**EXERCISE AIM:** Each line from the top of the listing through the one holding "var levelLabels = ['-8.0', '-7.0', '-6.0'];" should be restated word for word, with nothing added and no pictures.

----

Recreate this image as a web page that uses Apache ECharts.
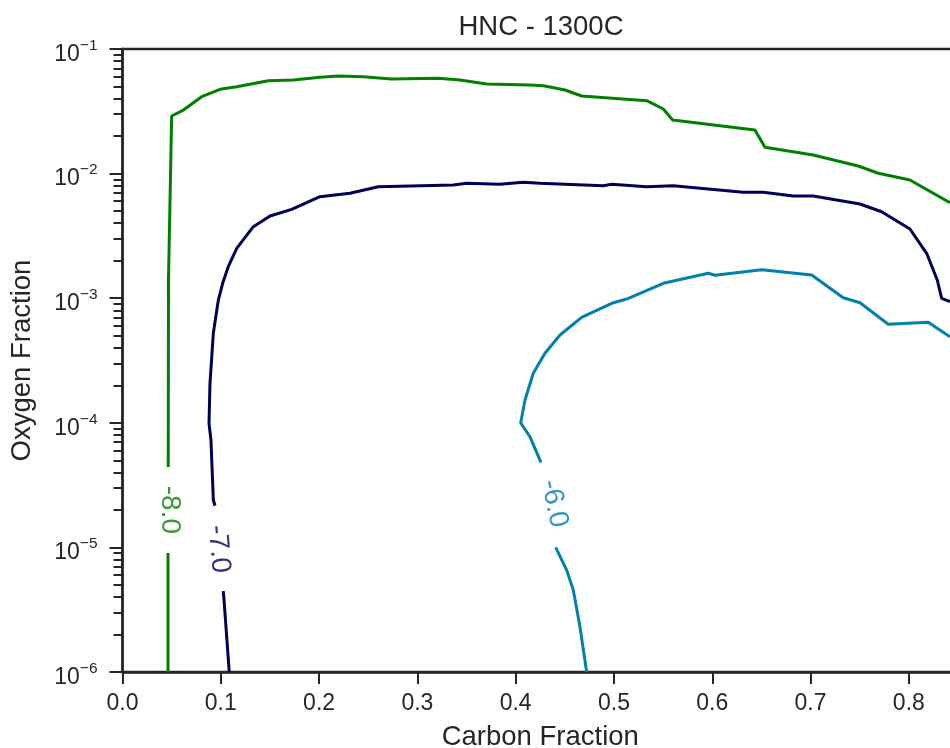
<!DOCTYPE html>
<html>
<head>
<meta charset="utf-8">
<script src="https://cdn.jsdelivr.net/npm/echarts@6/dist/echarts.min.js"></script>
<style>
html,body{margin:0;padding:0;background:#fff;}
#chart{width:950px;height:748px;}
</style>
</head>
<body>
<div id="chart"></div>
<script>
// Contour level names
var levelLabels = ['-8.0', '-7.0', '-6.0'];

// Contour level -8.0 (green) : [carbon fraction, oxygen fraction]; '-' marks the label gap
var contourM8 = [
  [0.0463, 1.0e-6], [0.0463, 9.0e-6], ['-', '-'],
  [0.0465, 4.42e-5], [0.0468, 1.40e-3], [0.0500, 0.0290], [0.0619, 0.03236],
  [0.0806, 0.04140], [0.0992, 0.04746], [0.1162, 0.04982], [0.1483, 0.05566],
  [0.1738, 0.05638], [0.2009, 0.05927], [0.2195, 0.06071], [0.2450, 0.05994],
  [0.2739, 0.05744], [0.3213, 0.05818], [0.3433, 0.05638], [0.3705, 0.05237],
  [0.4145, 0.05141], [0.4281, 0.05074], [0.4502, 0.04688], [0.4671, 0.04195],
  [0.5333, 0.03847], [0.5502, 0.03300], [0.5597, 0.02693], [0.6434, 0.02239],
  [0.6536, 0.01626], [0.7027, 0.01410], [0.7485, 0.01151], [0.7689, 0.01006],
  [0.8011, 0.00888], [0.8418, 0.00584]
];

// Contour level -7.0 (navy)
var contourM7 = [
  [0.1086, 1.0e-6], [0.1033, 3.781e-6], [0.1025, 4.467e-6], ['-', '-'],
  [0.0941, 2.160e-5], [0.0924, 2.400e-5], [0.0900, 7.274e-5], [0.0880, 9.906e-5],
  [0.0890, 2.074e-4], [0.0924, 5.227e-4], [0.0975, 9.672e-4], [0.1019, 1.317e-3],
  [0.1076, 1.789e-3], [0.1162, 2.514e-3], [0.1331, 3.748e-3], [0.1501, 4.567e-3],
  [0.1721, 5.169e-3], [0.2009, 6.524e-3], [0.2314, 6.946e-3], [0.2602, 7.847e-3],
  [0.3365, 8.099e-3], [0.3502, 8.357e-3], [0.3840, 8.204e-3], [0.4077, 8.513e-3],
  [0.4247, 8.357e-3], [0.4891, 7.994e-3], [0.4977, 8.204e-3], [0.5333, 7.847e-3],
  [0.5603, 7.994e-3], [0.6315, 7.077e-3], [0.6519, 7.077e-3], [0.6824, 6.611e-3],
  [0.7027, 6.611e-3], [0.7503, 5.702e-3], [0.7723, 4.944e-3], [0.8011, 3.592e-3],
  [0.8181, 2.293e-3], [0.8289, 1.400e-3], [0.8334, 9.98e-4], [0.8418, 9.37e-4]
];

// Contour level -6.0 (teal)
var contourM6 = [
  [0.4722, 1.0e-6], [0.4654, 2.309e-6], [0.4586, 4.548e-6], [0.4519, 6.582e-6],
  [0.4407, 1.001e-5], ['-', '-'],
  [0.4257, 4.818e-5], [0.4145, 7.734e-5], [0.4051, 1.0016e-4], [0.4095, 1.524e-4],
  [0.4179, 2.496e-4], [0.4298, 3.611e-4], [0.4451, 5.066e-4], [0.4671, 7.024e-4],
  [0.4977, 9.10e-4], [0.5129, 9.85e-4], [0.5502, 1.317e-3], [0.5959, 1.584e-3],
  [0.6027, 1.527e-3], [0.6503, 1.693e-3], [0.6519, 1.653e-3], [0.7011, 1.535e-3],
  [0.7333, 1.009e-3], [0.7503, 9.20e-4], [0.7790, 6.172e-4], [0.8197, 6.405e-4],
  [0.8418, 4.909e-4]
];

// Where each contour label sits (data coordinates)
var labelAnchors = [[0.0483, 2.0e-5], [0.0977, 9.7e-6], [0.4390, 2.25e-5]];

// X tick labels
var xTickValues = [0, 0.1, 0.2, 0.3, 0.4, 0.5, 0.6, 0.7, 0.8];

var FONT = '"Liberation Sans", Arial, Helvetica, sans-serif';
var INK = '#262626';
var colors = ['#008000', '#000055', '#0080aa'];
var labelRot = [-90, -85, -78];

var minorTicks = [];
for (var d = -6; d < -1; d++) {
  for (var k = 2; k <= 9; k++) minorTicks.push(d + Math.log10(k));
}

var chart = echarts.init(document.getElementById('chart'), null, {renderer: 'canvas'});

var lineSeries = [contourM8, contourM7, contourM6].map(function (data, i) {
  return {
    type: 'line',
    data: data,
    xAxisIndex: 0,
    yAxisIndex: 0,
    showSymbol: false,
    symbol: 'none',
    connectNulls: false,
    silent: true,
    lineStyle: {color: colors[i], width: 3},
    itemStyle: {color: colors[i]},
    z: 3
  };
});

var labelSeries = {
  type: 'scatter',
  xAxisIndex: 0,
  yAxisIndex: 0,
  symbolSize: 0.1,
  silent: true,
  itemStyle: {color: 'rgba(0,0,0,0)'},
  data: labelAnchors.map(function (p, i) {
    return {
      value: p,
      label: {
        show: true,
        formatter: levelLabels[i],
        position: 'inside',
        rotate: labelRot[i],
        color: colors[i],
        fontSize: 28,
        fontFamily: FONT,
        align: 'center',
        verticalAlign: 'middle'
      }
    };
  }),
  z: 4
};

chart.setOption({
  animation: false,
  backgroundColor: '#ffffff',
  title: {
    text: 'HNC - 1300C',
    left: 536,
    top: 8,
    textAlign: 'center',
    textStyle: {fontSize: 27.5, fontWeight: 'normal', color: INK, fontFamily: FONT}
  },
  grid: {
    left: 122.5, top: 49, width: 835.5, height: 623,
    outerBoundsMode: 'none',
    containLabel: false,
    show: true, borderColor: INK, borderWidth: 2.5, backgroundColor: 'rgba(0,0,0,0)'
  },
  xAxis: {
    type: 'value',
    min: 0, max: 0.85, interval: 0.1,
    name: 'Carbon Fraction',
    nameLocation: 'middle',
    nameGap: 51,
    nameTextStyle: {fontSize: 27.5, color: INK, fontFamily: FONT},
    axisLine: {show: true, lineStyle: {color: INK, width: 2.5}},
    axisTick: {show: true, length: 12, lineStyle: {color: INK, width: 2}, customValues: xTickValues},
    axisLabel: {
      fontSize: 23, color: INK, fontFamily: FONT, margin: 20,
      customValues: xTickValues,
      formatter: function (v) { return v.toFixed(1); }
    },
    splitLine: {show: false}
  },
  yAxis: [{
    type: 'log',
    logBase: 10,
    min: 1e-6, max: 1e-1,
    name: 'Oxygen Fraction',
    nameLocation: 'middle',
    nameGap: 86,
    nameTextStyle: {fontSize: 27.5, color: INK, fontFamily: FONT},
    axisLine: {show: true, lineStyle: {color: INK, width: 2.5}},
    axisTick: {show: true, length: 13, lineStyle: {color: INK, width: 2}},
    minorTick: {show: false},
    splitLine: {show: false},
    axisLabel: {
      margin: 25,
      color: INK,
      fontFamily: FONT,
      formatter: function (v) {
        var e = Math.round(Math.log10(v));
        return '{a|10}{b|\u2212' + (-e) + '}';
      },
      rich: {
        a: {fontSize: 23, lineHeight: 23, padding: [11, 0, 0, 0], color: INK, fontFamily: FONT},
        b: {fontSize: 15.5, lineHeight: 15, verticalAlign: 'top', color: INK, fontFamily: FONT}
      }
    }
  }, {
    type: 'value',
    min: -6, max: -1,
    position: 'left',
    axisLine: {show: false},
    axisLabel: {show: false},
    splitLine: {show: false},
    axisTick: {show: true, length: 9, lineStyle: {color: INK, width: 2}, customValues: minorTicks}
  }],
  series: lineSeries.concat([labelSeries])
});
</script>
</body>
</html>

----

**SOLUTION TO THIS PROBLEM:**
Recreate this image as a web page that uses Apache ECharts.
<!DOCTYPE html>
<html>
<head>
<meta charset="utf-8">
<script src="https://cdn.jsdelivr.net/npm/echarts@6/dist/echarts.min.js"></script>
<style>
html,body{margin:0;padding:0;background:#fff;}
#chart{width:950px;height:748px;}
</style>
</head>
<body>
<div id="chart"></div>
<script>
// Contour level names
var levelLabels = ['-8.0', '-7.0', '-6.0'];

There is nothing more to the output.